Faceoff: Auctions: Studs and Duds or Value
Clayton Gray: What is your preferred method in an auction? Do you prefer landing a handful of stud players and then rounding out the roster on the cheap? Or would you rather stock the team with a high number of value players?
Jason Wood: The answer really depends on the type of competition I'm dealing with. I think one of the keys to an auction draft is scouting your competition. If everyone tends to go stars and scrubs, you know it's going to be a lot harder to grab those cheap value plays and even harder not having to break the bank on the true studs. But if your league has a bunch of guys that are into balance, and basically price off a linear decline in line with ADP, you can try to be a bit more aggressive. I think the key though is to have a fluid understanding of price inflation/deflation during the draft. You need to be able to track whether players are being auctioned off higher/lower than expected pre-draft dollar values would've implied, and then adjust your own prices and willingness to spend accordingly. I can't say I have a definitive process, but I will say that in most drafts I tend to be one of the guys that's done filling out their roster first.
Jeff Pasquino: I think my general auction strategy is starting to change, but overall I think you have to really understand the dynamics of your league before you formulate your strategies - and yes, I do mean the plural. If your league has any sort of history, I would start by looking there first. Take a hard look at how many of each position get picked / bought during the auction and then plan accordingly. For example, if only 20 tight ends get purchased, I think it is safe to say that you can either go big on one tight end and then forget a backup or even think about waiting on the position entirely until late in the auction, since a guy like Jared Cook or even Heath Miller could be sufficient to round out your roster while you build a better lineup elsewhere.
The second step would be to look at the league-wide depth. Is the league shallow as far as the number of players on a roster (such as a 10-team, 16-roster spot league). Anything under 180 or so roster spots is a shallower league, so that means you can shoot for bigger names early and then round out your roster either from the sleeper pool, bargain bin or the waiver wire. If the rosters are deep (say 14 teams, 20 roster spots) with over 220-240 players selected, most backup RBs and third wideouts are not going to be on that waiver wire. That means you better get good depth, so planning on controlling the back end of the auction (say by holding back $10-12 of a $200 budget) to get 4-5 good backups is key. That likely means going for less bigger studs and adding more values along the way during the auction. Basic idea here is that the shorter the bench, the deeper the waiver wire pool and the better off you are by shooting for bigger studs early in the auction and not sweating having depth at the end of the auction (since you can always add a few waiver wire guys).
The next part of your plan has to be to have an idea of what each position is worth in your league. Everyone knows that the Top 3-5 RBs are going to go for big money - and again, this is where history can really help - but how big is big? Ninety bucks out of a $200 budget? Or is it eighty? Is seventy bucks a bargain? Then you have to relate the other positions to RBs (QB/WR/TE) to see what studs should be worth. I've seen it time and time again where you get in an auction and the first guy to grab a QB either overpays a ton or he gets a steal. The real trick is knowing which end of the spectrum you are on when it happens.
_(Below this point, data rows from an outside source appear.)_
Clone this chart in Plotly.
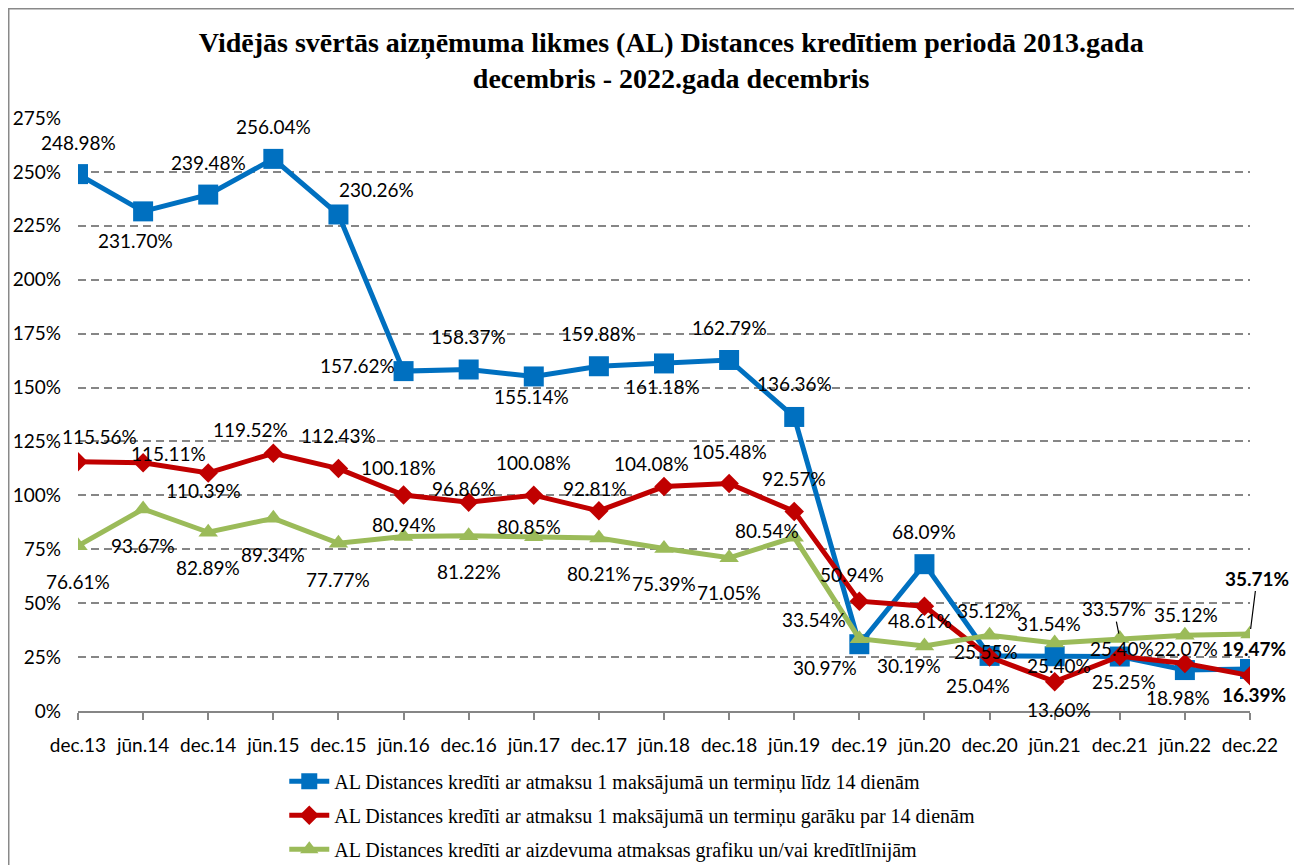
import plotly.graph_objects as go

categories = ["dec.13", "jūn.14", "dec.14", "jūn.15", "dec.15", "jūn.16", "dec.16", "jūn.17",
              "dec.17", "jūn.18", "dec.18", "jūn.19", "dec.19", "jūn.20", "dec.20", "jūn.21",
              "dec.21", "jūn.22", "dec.22"]

short_term = [248.98, 231.70, 239.48, 256.04, 230.26, 157.62, 158.37, 155.14, 159.88, 161.18,
              162.79, 136.36, 30.97, 68.09, 25.55, 25.40, 25.25, 18.98, 19.47]
long_term = [115.56, 115.11, 110.39, 119.52, 112.43, 100.18, 96.86, 100.08, 92.81, 104.08,
             105.48, 92.57, 50.94, 48.61, 25.04, 13.60, 25.40, 22.07, 16.39]
schedule = [76.61, 93.67, 82.89, 89.34, 77.77, 80.94, 81.22, 80.85, 80.21, 75.39,
            71.05, 80.54, 33.54, 30.19, 35.12, 31.54, 33.57, 35.12, 35.71]

names = ["AL Distances kredīti ar atmaksu 1 maksājumā un termiņu līdz 14 dienām",
         "AL Distances kredīti ar atmaksu 1 maksājumā un termiņu garāku par 14 dienām",
         "AL Distances kredīti ar aizdevuma atmaksas grafiku un/vai kredītlīnijām"]

y_ticks = [0, 25, 50, 75, 100, 125, 150, 175, 200, 225, 250, 275]

# ---- styling / label placement (pixel offsets of each data label from its point) ----
colors = ["#0070C0", "#C00000", "#9BBB59"]
symbols = ["square", "diamond", "triangle-up"]
msizes = [20, 15, 17]

off_blue = [(0, 32), (-8, -29), (0, 32), (0, 32), (38, 25), (-46, 6), (0, 33), (-2, -20), (0, 33),
            (-2, -23), (0, 32), (0, 33), (-34, -23), (0, 33), (-4, 4), (4, -9), (4, -25), (-7, -27),
            (4, 21)]
off_red = [(21, 25), (25, 9), (-5, -18), (-23, 24), (0, 33), (-5, 27), (-5, 14), (0, 33), (-4, 22),
           (-13, 23), (0, 32), (0, 33), (-7, 27), (-4, -14), (-12, -28), (4, -28), (2, 8), (1, 15),
           (4, -19)]
off_green = [(0, -36), (0, -36), (0, -35), (0, -36), (0, -36), (0, 12), (0, -36), (-5, 10), (0, -35),
             (0, -35), (0, -35), (-27, 7), (-45, 19), (-15, -20), (-1, 25), (-6, 19), (-6, 30), (1, 21),
             (7, 56)]
leader = {(2, 16), (2, 18)}  # labels drawn with a leader line
bold_idx = {18}

series = [short_term, long_term, schedule]
offsets = [off_blue, off_red, off_green]

label_font = dict(family="Lato", size=19, color="#000000")

fig = go.Figure()
for k, vals in enumerate(series):
    fig.add_trace(go.Scatter(
        x=categories, y=vals, name=names[k], mode="lines+markers",
        line=dict(color=colors[k], width=5),
        marker=dict(symbol=symbols[k], size=msizes[k], color=colors[k]),
        legendgroup="g%d" % k, hoverinfo="skip",
    ))

annotations = []
for k, vals in enumerate(series):
    for i, v in enumerate(vals):
        txt = "%.2f%%" % v
        if i in bold_idx:
            txt = "<b>%s</b>" % txt
        dx, dy = offsets[k][i]
        if (k, i) in leader:
            annotations.append(dict(
                x=categories[i], y=v, xref="x", yref="y", text=txt, showarrow=True,
                arrowhead=0, arrowwidth=1.2, arrowcolor="#000000", ax=dx, ay=-dy,
                standoff=5, font=label_font))
        else:
            annotations.append(dict(
                x=categories[i], y=v, xref="x", yref="y", text=txt, showarrow=False,
                xshift=dx, yshift=dy, font=label_font))

# figure is offset by the page's 8px body margin, so it is 8px smaller than the window
W, H = 1294, 857
fig.update_layout(
    width=W, height=H, autosize=False,
    margin=dict(l=70, r=52, t=110, b=154, autoexpand=False),
    paper_bgcolor="white", plot_bgcolor="white",
    title=dict(
        text="<b>Vidējās svērtās aizņēmuma likmes (AL) Distances kredītiem periodā 2013.gada<br>"
             "decembris - 2022.gada decembris</b>",
        font=dict(family="Liberation Serif", size=28, color="#000000"),
        x=0.5125, xanchor="center", xref="container", y=0.949, yanchor="top", yref="container"),
    xaxis=dict(
        type="category", range=[0, len(categories) - 1], showgrid=False, automargin=False,
        showline=True, linecolor="#868686", linewidth=1.5,
        ticks="outside", ticklen=7, tickcolor="#868686", tickwidth=1.5,
        tickfont=dict(family="Lato", size=19, color="#000000"), ticklabelstandoff=9,
        zeroline=False, fixedrange=True),
    yaxis=dict(
        range=[0, 275], tickvals=y_ticks, ticktext=["%d%%" % t for t in y_ticks],
        showgrid=True, gridcolor="#868686", gridwidth=1.5, griddash="8px,5px",
        showline=False, zeroline=False, ticks="", automargin=False,
        tickfont=dict(family="Lato", size=19, color="#000000"), ticklabelstandoff=16,
        fixedrange=True),
    legend=dict(
        orientation="v", x=0.176, xanchor="left", y=-0.0855, yanchor="top",
        font=dict(family="Liberation Serif", size=20, color="#000000"),
        bgcolor="rgba(0,0,0,0)", tracegroupgap=5, itemwidth=40),
    annotations=annotations,
    shapes=[dict(type="rect", xref="paper", yref="paper",
                 x0=-0.0591, x1=1.041, y0=-0.3, y1=1.1842,
                 line=dict(color="#898989", width=1.5), fillcolor="rgba(0,0,0,0)", layer="below")],
)

fig.write_html("out.html")
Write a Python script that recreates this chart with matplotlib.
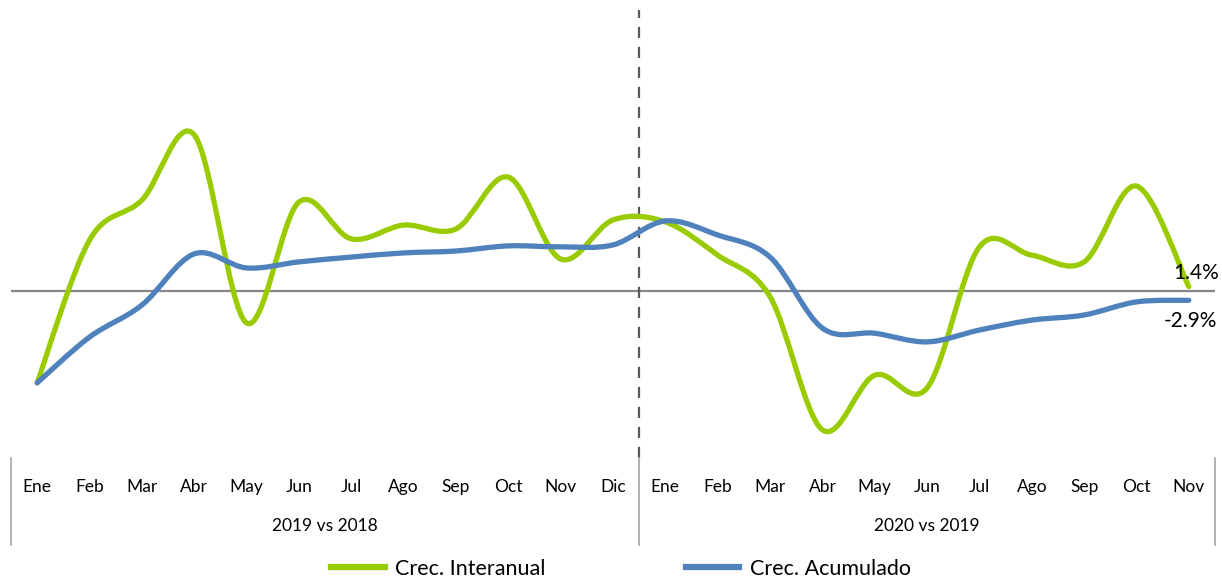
import numpy as np
import matplotlib
matplotlib.use('Agg')
import matplotlib.pyplot as plt
from matplotlib.path import Path
from matplotlib.patches import PathPatch
from matplotlib.lines import Line2D

# data (% growth)
months = ["Ene", "Feb", "Mar", "Abr", "May", "Jun", "Jul", "Ago", "Sep", "Oct", "Nov", "Dic",
          "Ene", "Feb", "Mar", "Abr", "May", "Jun", "Jul", "Ago", "Sep", "Oct", "Nov"]
groups = ["2019 vs 2018", "2020 vs 2019"]
group_sizes = [12, 11]
interanual = [-28.7, 15.9, 28.4, 48.8, -10.0, 27.8, 16.3, 20.6, 19.4, 35.6, 10.0, 22.2,
              21.6, 11.2, -1.8, -43.4, -26.3, -30.3, 13.8, 11.2, 9.1, 32.8, 1.4]
acumulado = [-28.7, -14.4, -4.4, 11.6, 7.2, 9.1, 10.6, 11.9, 12.5, 14.1, 13.8, 14.4,
             21.9, 17.5, 10.6, -11.6, -13.2, -15.9, -12.2, -9.1, -7.5, -3.4, -2.9]

green = '#99CC00'
blue = '#4F81BD'
font = 'Lato'


def smooth_path(xs, ys):
  # excel-like smoothed line: cubic bezier, catmull-rom style control points
  pts = np.column_stack([xs, ys]).astype(float)
  n = len(pts)
  verts = [pts[0]]
  codes = [Path.MOVETO]
  for i in range(n - 1):
    p0 = pts[i - 1] if i > 0 else pts[i]
    p1 = pts[i]
    p2 = pts[i + 1]
    p3 = pts[i + 2] if i + 2 < n else pts[i + 1]
    c1 = p1 + (p2 - p0) / 6.0
    c2 = p2 - (p3 - p1) / 6.0
    verts += [c1, c2, p2]
    codes += [Path.CURVE4] * 3
  return Path(verts, codes)


fig = plt.figure(figsize=(12.22, 5.78), dpi=100)
ax = fig.add_axes([11/1222., 1 - 458/578., (1215 - 11)/1222., 448/578.])

x = np.arange(len(months))
ax.set_xlim(-0.5, len(months) - 0.5)
ax.set_ylim((291 - 458)/3.2, (291 - 10)/3.2)

ax.axhline(0, color='#868686', lw=1.6, zorder=1)
ax.axvline(11.5, color='#595959', lw=1.6, ls=(0, (5, 4)), zorder=1)

for vals, col in [(interanual, green), (acumulado, blue)]:
  ax.add_patch(PathPatch(smooth_path(x, vals), fill=False, edgecolor=col, lw=3.8,
                         capstyle='round', joinstyle='round', zorder=3))

# end labels
ax.annotate("%.1f%%" % interanual[-1], (x[-1], interanual[-1]), xytext=(30, 14),
            textcoords='offset pixels', ha='right', va='center', fontsize=15, family=font)
ax.annotate("%.1f%%" % acumulado[-1], (x[-1], acumulado[-1]), xytext=(28, -21),
            textcoords='offset pixels', ha='right', va='center', fontsize=15, family=font)

# category axis
ax.set_xticks(x)
ax.set_xticklabels(months, family=font, fontsize=12.5)
ax.tick_params(axis='x', length=0, pad=15)
ax.set_yticks([])
for s in ax.spines.values():
  s.set_visible(False)

sep_bottom = -(545 - 458)/448.
start = 0
bounds = [-0.5]
for g, size in zip(groups, group_sizes):
  center = start + (size - 1)/2.0
  ax.text(center, -(526 - 458)/448., g, transform=ax.get_xaxis_transform(),
          ha='center', va='center', fontsize=12.5, family=font)
  start += size
  bounds.append(start - 0.5)
for b in bounds:
  ax.plot([b, b], [0, sep_bottom], transform=ax.get_xaxis_transform(),
          color='#a6a6a6', lw=1.2, clip_on=False)

handles = [Line2D([], [], color=green, lw=4.5), Line2D([], [], color=blue, lw=4.5)]
fig.legend(handles, ["Crec. Interanual", "Crec. Acumulado"], loc='center',
           bbox_to_anchor=(621/1222., 1 - 569/578.), ncol=2, frameon=False,
           prop={'family': font, 'size': 15.5}, handlelength=2.5, handletextpad=0.5,
           columnspacing=6.5, borderpad=0)

plt.savefig('out.png', dpi=100)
Lastly - have more than one plan. I try and go with a "starter budget" (say $150 out of $200) and then go looking for bargains along the way. If I think Adrian Peterson should be worth $90 and the bidding slows down around $70, I am jumping in for sure - and then I know that another position is going to be in the "find a bargain" position. if Aaron Rodgers is worth $25 to me and no one goes over $18, count me in and now I have more money to play with elsewhere. Flexibility is key, and having a budget and a feel for what I should pay for studs at each position allows me to let the flow of the auction guide me to the best roster. Auctions are very dynamic and fluid, so you better have more than one plan in mind. The budget plan allows me to do that.
Matt Waldman: Four factors determine which approach you're going to take:
Most league lineups use more QBs, WRs, and TEs than RBs. Therefore I think auctions are great places to use a strategy where higher value is placed on top players at those three positions and you look for value at RB. Logic dictates that most fantasy owners still value top RBs higher than any other position, but history shows that they tend to be wrong abut who those top 12 RBs are. It means these owners will overvalue these RB candidates. Personally, I'd rather spend more money across more positions where it has been easier to predict who the top players are and then shoot for values at RB. This would be my baseline strategy heading into most auction drafts. Competition might temper it some, but not usually.